Né en 1888, le Saint Hiéromartyr Nikon (Beliaev) fut hiéromoine à la Skite du Monastère d’Optina. Il en fut un des derniers startsy, ayant eu pour père spirituel Saint Barsanuphe, lui-même fils spirituel du Saint Starets Anatole (Zertsalov) d’Optina. Un récit de sa vie a été traduit en plusieurs parties sur le présent blogue et est accessible ici. Le Monastère a publié le journal tenu par le novice Nicolas pendant les trois premières années de sa vie monastique. (Дневник послушника Николая Беляева (преподобного Оптинского старца Никона).
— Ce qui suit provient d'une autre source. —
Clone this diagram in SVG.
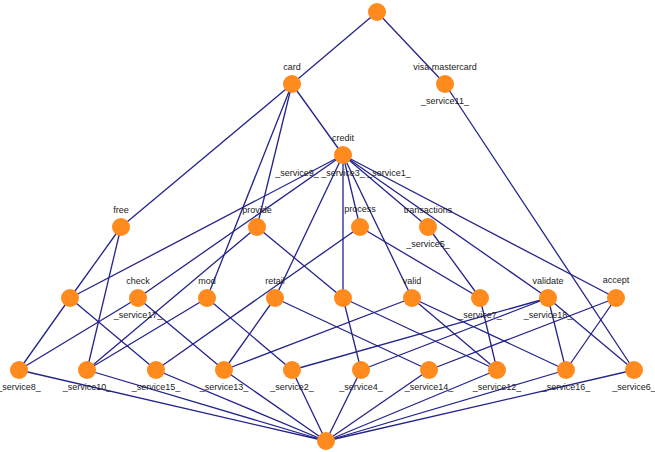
<svg xmlns="http://www.w3.org/2000/svg" width="655" height="452" viewBox="0 0 655 452">
<style>
.e{stroke:#23238c;stroke-width:1.3;fill:none}
.n{fill:#ff8a1e}
.t{font-family:"Liberation Sans",Arial,sans-serif;font-size:9px;fill:#1a1a1a;text-anchor:middle}
</style>
<rect width="655" height="452" fill="#ffffff"/>
<g id="edges" class="e">
<line x1="377" y1="12" x2="292" y2="84"/>
<line x1="377" y1="12" x2="445" y2="84"/>
<line x1="292" y1="84" x2="121" y2="227"/>
<line x1="292" y1="84" x2="257" y2="227"/>
<line x1="292" y1="84" x2="207" y2="298"/>
<line x1="292" y1="84" x2="343" y2="155"/>
<line x1="445" y1="84" x2="634" y2="370"/>
<line x1="343" y1="155" x2="70" y2="298"/>
<line x1="343" y1="155" x2="138" y2="298"/>
<line x1="343" y1="155" x2="275" y2="298"/>
<line x1="343" y1="155" x2="343" y2="298"/>
<line x1="343" y1="155" x2="360" y2="227"/>
<line x1="343" y1="155" x2="412" y2="298"/>
<line x1="343" y1="155" x2="428" y2="227"/>
<line x1="343" y1="155" x2="548" y2="298"/>
<line x1="343" y1="155" x2="616" y2="298"/>
<line x1="121" y1="227" x2="70" y2="298"/>
<line x1="121" y1="227" x2="87" y2="370"/>
<line x1="257" y1="227" x2="87" y2="370"/>
<line x1="257" y1="227" x2="343" y2="298"/>
<line x1="360" y1="227" x2="156" y2="370"/>
<line x1="360" y1="227" x2="480" y2="298"/>
<line x1="428" y1="227" x2="480" y2="298"/>
<line x1="70" y1="298" x2="19" y2="370"/>
<line x1="70" y1="298" x2="156" y2="370"/>
<line x1="138" y1="298" x2="19" y2="370"/>
<line x1="138" y1="298" x2="224" y2="370"/>
<line x1="207" y1="298" x2="87" y2="370"/>
<line x1="207" y1="298" x2="292" y2="370"/>
<line x1="275" y1="298" x2="224" y2="370"/>
<line x1="275" y1="298" x2="429" y2="370"/>
<line x1="343" y1="298" x2="361" y2="370"/>
<line x1="343" y1="298" x2="497" y2="370"/>
<line x1="412" y1="298" x2="224" y2="370"/>
<line x1="412" y1="298" x2="497" y2="370"/>
<line x1="412" y1="298" x2="566" y2="370"/>
<line x1="480" y1="298" x2="497" y2="370"/>
<line x1="548" y1="298" x2="292" y2="370"/>
<line x1="548" y1="298" x2="361" y2="370"/>
<line x1="548" y1="298" x2="566" y2="370"/>
<line x1="548" y1="298" x2="634" y2="370"/>
<line x1="616" y1="298" x2="429" y2="370"/>
<line x1="616" y1="298" x2="566" y2="370"/>
<line x1="326" y1="441" x2="19" y2="370"/>
<line x1="326" y1="441" x2="87" y2="370"/>
<line x1="326" y1="441" x2="156" y2="370"/>
<line x1="326" y1="441" x2="224" y2="370"/>
<line x1="326" y1="441" x2="292" y2="370"/>
<line x1="326" y1="441" x2="361" y2="370"/>
<line x1="326" y1="441" x2="429" y2="370"/>
<line x1="326" y1="441" x2="497" y2="370"/>
<line x1="326" y1="441" x2="566" y2="370"/>
<line x1="326" y1="441" x2="634" y2="370"/>
</g>
<g id="top"><circle class="n" cx="377" cy="12" r="9"/></g>
<g id="card"><circle class="n" cx="292" cy="84" r="9"/><text class="t" x="292" y="70">card</text></g>
<g id="visa-mastercard"><circle class="n" cx="445" cy="84" r="9"/><text class="t" x="445" y="70">visa mastercard</text><text class="t" x="445" y="104">_service11_</text></g>
<g id="credit"><circle class="n" cx="343" cy="155" r="9"/><text class="t" x="343" y="141">credit</text><text class="t" x="343" y="176">_service9_ _service3_ _service1_</text></g>
<g id="free"><circle class="n" cx="121" cy="227" r="9"/><text class="t" x="121" y="213">free</text></g>
<g id="provide"><circle class="n" cx="257" cy="227" r="9"/><text class="t" x="257" y="213">provide</text></g>
<g id="process"><circle class="n" cx="360" cy="227" r="9"/><text class="t" x="360" y="212">process</text></g>
<g id="transactions"><circle class="n" cx="428" cy="227" r="9"/><text class="t" x="428" y="213">transactions</text><text class="t" x="428" y="247">_service5_</text></g>
<g id="n-a"><circle class="n" cx="70" cy="298" r="9"/></g>
<g id="check"><circle class="n" cx="138" cy="298" r="9"/><text class="t" x="138" y="284">check</text><text class="t" x="138" y="318">_service17_</text></g>
<g id="mod"><circle class="n" cx="207" cy="298" r="9"/><text class="t" x="207" y="284">mod</text></g>
<g id="retail"><circle class="n" cx="275" cy="298" r="9"/><text class="t" x="275" y="284">retail</text></g>
<g id="n-b"><circle class="n" cx="343" cy="298" r="9"/></g>
<g id="valid"><circle class="n" cx="412" cy="298" r="9"/><text class="t" x="412" y="284">valid</text></g>
<g id="service7"><circle class="n" cx="480" cy="298" r="9"/><text class="t" x="480" y="318">_service7_</text></g>
<g id="validate"><circle class="n" cx="548" cy="298" r="9"/><text class="t" x="548" y="284">validate</text><text class="t" x="548" y="318">_service18_</text></g>
<g id="accept"><circle class="n" cx="616" cy="298" r="9"/><text class="t" x="616" y="283">accept</text></g>
<g id="service8"><circle class="n" cx="19" cy="370" r="9"/><text class="t" x="19" y="390">_service8_</text></g>
<g id="service10"><circle class="n" cx="87" cy="370" r="9"/><text class="t" x="87" y="390">_service10_</text></g>
<g id="service15"><circle class="n" cx="156" cy="370" r="9"/><text class="t" x="156" y="390">_service15_</text></g>
<g id="service13"><circle class="n" cx="224" cy="370" r="9"/><text class="t" x="224" y="390">_service13_</text></g>
<g id="service2"><circle class="n" cx="292" cy="370" r="9"/><text class="t" x="292" y="390">_service2_</text></g>
<g id="service4"><circle class="n" cx="361" cy="370" r="9"/><text class="t" x="361" y="390">_service4_</text></g>
<g id="service14"><circle class="n" cx="429" cy="370" r="9"/><text class="t" x="429" y="390">_service14_</text></g>
<g id="service12"><circle class="n" cx="497" cy="370" r="9"/><text class="t" x="497" y="390">_service12_</text></g>
<g id="service16"><circle class="n" cx="566" cy="370" r="9"/><text class="t" x="566" y="390">_service16_</text></g>
<g id="service6"><circle class="n" cx="634" cy="370" r="9"/><text class="t" x="634" y="390">_service6_</text></g>
<g id="bottom"><circle class="n" cx="326" cy="441" r="9"/></g>
</svg>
Le texte ci-dessous est la traduction (sur base de l’édition de 2016) des premières pages de cet ouvrage remarquable, inédit en français. Le début de la traduction se trouve ici.

Le soir
Le 16 décembre, j’ai eu un entretien avec Batiouchka. J’en ai déjà noté une partie et maintenant je voudrais en écrire un peu plus.
Un jour, après les vigiles, Batiouchka a montré le portrait des saints pères dans l’église du Précurseur, au mur près de la porte et m’a dit de lui rappeler de m’en parler. Et le 16 décembre, de lui-même, Batiouchka a commencé à me dire ce qui suit.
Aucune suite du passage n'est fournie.